The fifteenth infusion is more berries and wood and
mineral. A pungent fruity long
aftertaste. The sixteenth is still at
flash and delivers. The sixteenth is
fruity and long cooling pungent it is simple now but the qi is still strong and
the sweet fruit note is predominant. The
seventeenth is sour, fruit, woody base really tastes like younger wild tea
here.
The leaves are still very tightly rolled at this point as
evidence in the picture. This is the
kind of tea that easily gets steeped for 2 days in my house. The overnight steepings are surprisingly woody,
a touch bitter, and a bit brackish.
Conclusion: I have had a chance to sit down for a few good
sessions with this one. I have found a
lot of variance in session to session with this wild. This is due mainly to the amount of dry leaves
used. You actually get the best result
when the session is leafed a bit on the lighter side. If you use too much leaf it can get bitter
and astringent and turn out more woody and less fruity.
The best sessions, like my first session in the above notes,
are close to the brilliance of the 2006 Shuangjiang Mengku Arbour King but
really the teas are so different it’s hard to compare. Other than the same factory and compression, the
material and harvest year gives off completely different taste, feel, and
energy. I really like this 2003 wild, a
wonderful tea for the modest price tag…
With that being said, I still don’t think
it compares to the brilliance of the 2006 Arbour King.
Peace
4 comments:
It's interesting tea isn't it!
I like to brew it quite light, then it's not too overwhelming.
Anonymous,
Yes it is! I think its one of those cheap enough to be everyday drinker without guilt but complex enough to continue aging into something more.
Hahaha... yes you pick up on that too.
Much Peace
Very nice review Matt. I would be interested to know your overall thoughts about Shuangjiang Mengku, which productions you think stand out and what kind of variations you have experienced with this producer...
Thanks
Marco
marco,
I have many many good overall thoughts on Shuangjiang Mengku. Enough to fill a post I'm working on. Hahaha...
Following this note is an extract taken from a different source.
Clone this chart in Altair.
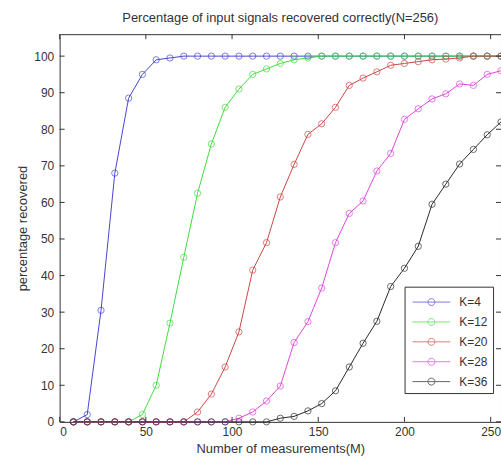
import altair as alt
import pandas as pd

M = [8, 16, 24, 32, 40, 48, 56, 64, 72, 80, 88, 96, 104, 112, 120, 128,
     136, 144, 152, 160, 168, 176, 184, 192, 200, 208, 216, 224, 232, 240, 248, 256]

k4 = [0, 2, 30.5, 68, 88.5, 95, 99, 99.5, 100, 100, 100, 100, 100, 100, 100, 100,
      100, 100, 100, 100, 100, 100, 100, 100, 100, 100, 100, 100, 100, 100, 100, 100]
k12 = [0, 0, 0, 0, 0, 2, 10, 27, 45, 62.5, 76, 86, 91, 95, 96.5, 98,
       99, 99.5, 100, 100, 100, 100, 100, 100, 100, 100, 100, 100, 100, 100, 100, 100]
k20 = [0, 0, 0, 0, 0, 0, 0, 0, 0, 2.7, 7.6, 15, 24.6, 41.5, 49, 61.5,
       70.4, 78.6, 81.5, 86, 92, 94, 95.7, 97.5, 98, 98.5, 99, 99.2, 99.5, 100, 100, 100]
k28 = [0, 0, 0, 0, 0, 0, 0, 0, 0, 0, 0, 0, 1, 2.7, 5.7, 9.8,
       21.7, 27.4, 36.6, 49, 57, 60.4, 68.6, 73.4, 82.7, 85.6, 88.3, 89.7, 92.4, 92, 95, 96]
k36 = [0, 0, 0, 0, 0, 0, 0, 0, 0, 0, 0, 0, 0, 0, 0, 1,
       1.5, 3, 5, 8.5, 15, 21.5, 27.5, 37, 42, 48, 59.5, 65, 70.5, 74.5, 78.5, 82]

series_names = ["K=4", "K=12", "K=20", "K=28", "K=36"]
series_vals = [k4, k12, k20, k28, k36]
series_colors = ["#4646cc", "#40dc40", "#cc4646", "#dc46dc", "#2a2a2a"]

x_ticks = [0, 50, 100, 150, 200, 250]
y_ticks = [0, 10, 20, 30, 40, 50, 60, 70, 80, 90, 100]

rows = []
for name, vals in zip(series_names, series_vals):
    for m, v in zip(M, vals):
        rows.append({"M": m, "pct": v, "K": name})
df = pd.DataFrame(rows)

W, H = 444, 390
FONT = "Liberation Sans"
TXT = "#333333"
xscale = alt.Scale(domain=[0, 256], nice=False, zero=False)
yscale = alt.Scale(domain=[0, 106], nice=False, zero=False)

legend_path = ("M-0.75,0L3.05,0M1.5,0A0.35,0.35,0,1,1,0.8,0"
               "A0.35,0.35,0,1,1,1.5,0")

color = alt.Color(
    "K:N",
    scale=alt.Scale(domain=series_names, range=series_colors),
    legend=alt.Legend(
        title=None, orient="none", legendX=347, legendY=254,
        strokeColor=TXT, fillColor="white", padding=5,
        rowPadding=3, symbolSize=400, symbolType=legend_path,
        symbolStrokeWidth=1, symbolFillColor="transparent",
        labelOffset=29, labelFont=FONT, labelFontSize=12,
        labelColor=TXT,
    ),
)

axis_style = dict(ticks=False, domain=False, grid=False,
                  labelFont=FONT, labelFontSize=12, labelColor=TXT,
                  titleFont=FONT, titleFontSize=13, titleFontWeight="normal",
                  titleColor=TXT)
x_axis = alt.Axis(values=x_ticks, title="Number of measurements(M)",
                  labelPadding=5, titlePadding=5, **axis_style)
y_axis = alt.Axis(values=y_ticks, title="percentage recovered",
                  labelPadding=6, titlePadding=4, **axis_style)

lines = alt.Chart(df).mark_line(strokeWidth=1).encode(
    x=alt.X("M:Q", scale=xscale, axis=x_axis),
    y=alt.Y("pct:Q", scale=yscale, axis=y_axis),
    color=color, order=alt.Order("M:Q"))
points = alt.Chart(df).mark_point(filled=False, size=40, strokeWidth=1).encode(
    x=alt.X("M:Q", scale=xscale, axis=x_axis),
    y=alt.Y("pct:Q", scale=yscale, axis=y_axis),
    color=color)

xt = pd.DataFrame({"M": x_ticks})
yt = pd.DataFrame({"pct": y_ticks})
xb = alt.Chart(xt).mark_rule(color=TXT).encode(
    x=alt.X("M:Q", scale=xscale, axis=x_axis), y=alt.value(H), y2=alt.value(H - 5))
xtop = alt.Chart(xt).mark_rule(color=TXT).encode(
    x=alt.X("M:Q", scale=xscale, axis=x_axis), y=alt.value(0), y2=alt.value(5))
yl = alt.Chart(yt).mark_rule(color=TXT).encode(
    y=alt.Y("pct:Q", scale=yscale, axis=y_axis), x=alt.value(0), x2=alt.value(5))
yr = alt.Chart(yt).mark_rule(color=TXT).encode(
    y=alt.Y("pct:Q", scale=yscale, axis=y_axis), x=alt.value(W - 5), x2=alt.value(W))

chart = alt.layer(lines, points, xb, xtop, yl, yr).properties(
    width=W, height=H,
    background="white",
    title=alt.TitleParams("Percentage of input signals recovered correctly(N=256)",
                          font=FONT, fontSize=13, fontWeight="normal",
                          color=TXT, offset=9, anchor="middle"),
    autosize=alt.AutoSizeParams(type="none"),
    padding={"left": 60, "top": 33, "right": 0, "bottom": 42},
).configure_view(stroke=TXT, strokeWidth=1)

chart.save("out.html", embed_options={"renderer": "svg", "actions": False})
When I started to buy puerh again a few years ago I noticed that Shuangjiang Mengku's best productions were terribly underpriced. So I bought up more than a few KG and Tongs of this stuff. There seemed to be a price adjustment over the last year or so but there probably is somewhere on Taobao or the internet somewhere where these productions are still selling insanely low.
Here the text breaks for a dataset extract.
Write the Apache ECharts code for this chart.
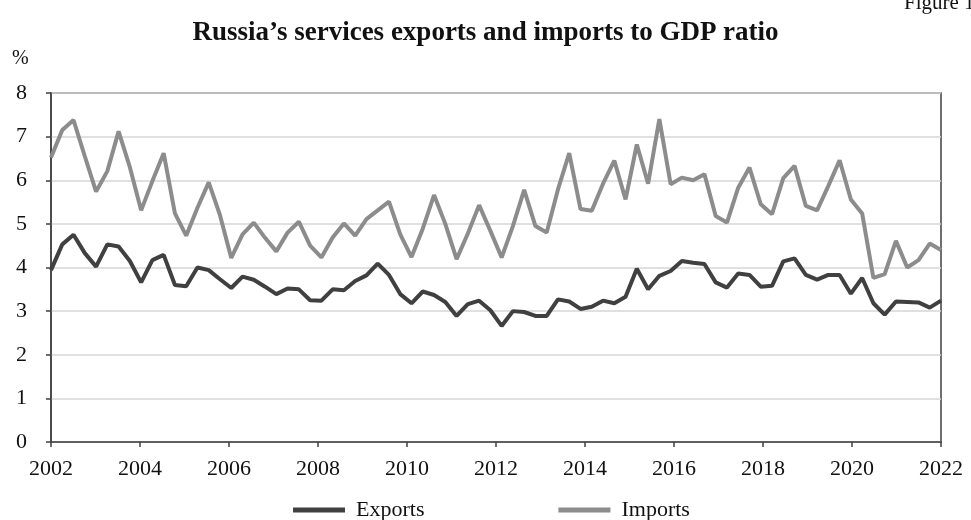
<!DOCTYPE html>
<html>
<head>
<meta charset="utf-8">
<script src="https://cdn.jsdelivr.net/npm/echarts@6/dist/echarts.min.js"></script>
<style>
  html, body { margin: 0; padding: 0; background: #fff; }
  #main { width: 971px; height: 520px; }
</style>
</head>
<body>
<div id="main"></div>
<script>
// quarterly, 2002Q1 .. 2021Q4, % of GDP
var exportsData = [
  3.94, 4.53, 4.75, 4.33, 4.02, 4.53, 4.48, 4.15, 3.66, 4.17, 4.29, 3.60, 3.57, 4.00, 3.94,
  3.73, 3.53, 3.79, 3.72, 3.56, 3.39, 3.52, 3.50, 3.25, 3.24, 3.50, 3.48, 3.69, 3.82,
  4.09, 3.83, 3.39, 3.18, 3.45, 3.37, 3.21, 2.89, 3.16, 3.24, 3.02, 2.66,
  3.00, 2.98, 2.89, 2.89, 3.27, 3.22, 3.05, 3.10, 3.24, 3.18, 3.33, 3.97, 3.50, 3.81, 3.92,
  4.15, 4.11, 4.08, 3.66, 3.54, 3.86, 3.83, 3.56, 3.58, 4.14, 4.21,
  3.83, 3.72, 3.83, 3.83, 3.40, 3.76, 3.18, 2.92, 3.22, 3.21, 3.20, 3.08, 3.24
];
var importsData = [
  6.52, 7.15, 7.38, 6.55, 5.74, 6.21, 7.12, 6.30, 5.31, 5.98, 6.62, 5.24, 4.73, 5.37, 5.95,
  5.20, 4.22, 4.76, 5.03, 4.68, 4.37, 4.80, 5.05, 4.50, 4.23, 4.69, 5.01, 4.73, 5.11,
  5.31, 5.51, 4.76, 4.24, 4.89, 5.66, 5.00, 4.19, 4.78, 5.43, 4.84, 4.23,
  4.95, 5.78, 4.95, 4.80, 5.79, 6.62, 5.34, 5.30, 5.92, 6.45, 5.56, 6.82, 5.92, 7.40, 5.91,
  6.06, 6.00, 6.14, 5.18, 5.03, 5.83, 6.29, 5.45, 5.22, 6.05, 6.33,
  5.41, 5.31, 5.87, 6.46, 5.56, 5.24, 3.76, 3.85, 4.61, 4.00, 4.17, 4.55, 4.40
];
var yearLabels = ['2002', '2004', '2006', '2008', '2010', '2012', '2014', '2016', '2018', '2020', '2022'];
var seriesNames = ['Exports', 'Imports'];

var serif = 'Liberation Serif';
var lastIndex = exportsData.length - 1;
var step = lastIndex / (yearLabels.length - 1);

function toPairs(arr) {
  return arr.map(function (v, i) { return [i, v]; });
}

var myChart = echarts.init(document.getElementById('main'));
var option = {
  backgroundColor: '#FFFFFF',
  animation: false,
  title: {
    text: 'Russia\u2019s services exports and imports to GDP ratio',
    left: 'center',
    top: 15,
    textStyle: {
      fontFamily: serif,
      fontSize: 27,
      fontWeight: 'bold',
      color: '#111'
    }
  },
  graphic: [
    {
      type: 'text',
      left: 904,
      top: -7,
      style: { text: 'Figure 1', font: '21px "Liberation Serif"', fill: '#111' }
    },
    {
      type: 'text',
      left: 12,
      top: 49,
      style: { text: '%', font: '20px "Liberation Serif"', fill: '#111' }
    }
  ],
  legend: {
    data: seriesNames,
    left: 288,
    top: 494,
    icon: 'rect',
    itemWidth: 52,
    itemHeight: 5,
    itemGap: 134,
    textStyle: {
      fontFamily: serif,
      fontSize: 22,
      color: '#111',
      padding: [0, 0, 0, 6]
    }
  },
  grid: {
    left: 51,
    right: 30,
    top: 93,
    bottom: 78,
    show: true,
    borderColor: '#404040',
    borderWidth: 1.5
  },
  xAxis: {
    type: 'value',
    min: 0,
    max: lastIndex,
    interval: step,
    axisLine: { show: true, lineStyle: { color: '#404040', width: 1.5 } },
    axisTick: { show: true, inside: false, length: 5, lineStyle: { color: '#404040', width: 1.5 } },
    splitLine: { show: false },
    axisLabel: {
      margin: 16,
      fontFamily: serif,
      fontSize: 22,
      color: '#111',
      formatter: function (v) {
        return yearLabels[Math.round(v / step)] || '';
      }
    }
  },
  yAxis: {
    type: 'value',
    min: 0,
    max: 8,
    interval: 1,
    axisLine: { show: true, lineStyle: { color: '#404040', width: 1.5 } },
    axisTick: { show: true, inside: false, length: 5, lineStyle: { color: '#404040', width: 1.5 } },
    splitLine: { show: true, lineStyle: { color: '#d6d6d6', width: 1.5 } },
    axisLabel: {
      margin: 24,
      fontFamily: serif,
      fontSize: 22,
      color: '#111'
    }
  },
  series: [
    {
      name: 'Exports',
      type: 'line',
      data: toPairs(exportsData),
      showSymbol: false,
      color: '#404040',
      lineStyle: { width: 4, color: '#404040' },
      z: 3
    },
    {
      name: 'Imports',
      type: 'line',
      data: toPairs(importsData),
      showSymbol: false,
      color: '#8c8c8c',
      lineStyle: { width: 4, color: '#8c8c8c' },
      z: 2
    }
  ]
};
myChart.setOption(option);
window.addEventListener('resize', function () {
  myChart.resize();
});
</script>
</body>
</html>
As a result most of the stuff I purchased 2 years ago are selling for double, triple, even quadruple the price I paid just 2 years ago. I don't know that I would pay the current asking price now...
I sampled a lot of their mid 2000s stuff back when they were released because of a shop owner in Korea I would frequent.
The Da Due Shan, Mu Shu Cha, and Arbor King from that era is decent but quality changes from year to year. As a general rule, the earlier the production, the better the quality from this era of Shuangjiang Mengku. This is partly because these are blended and the price of maocha was increasing.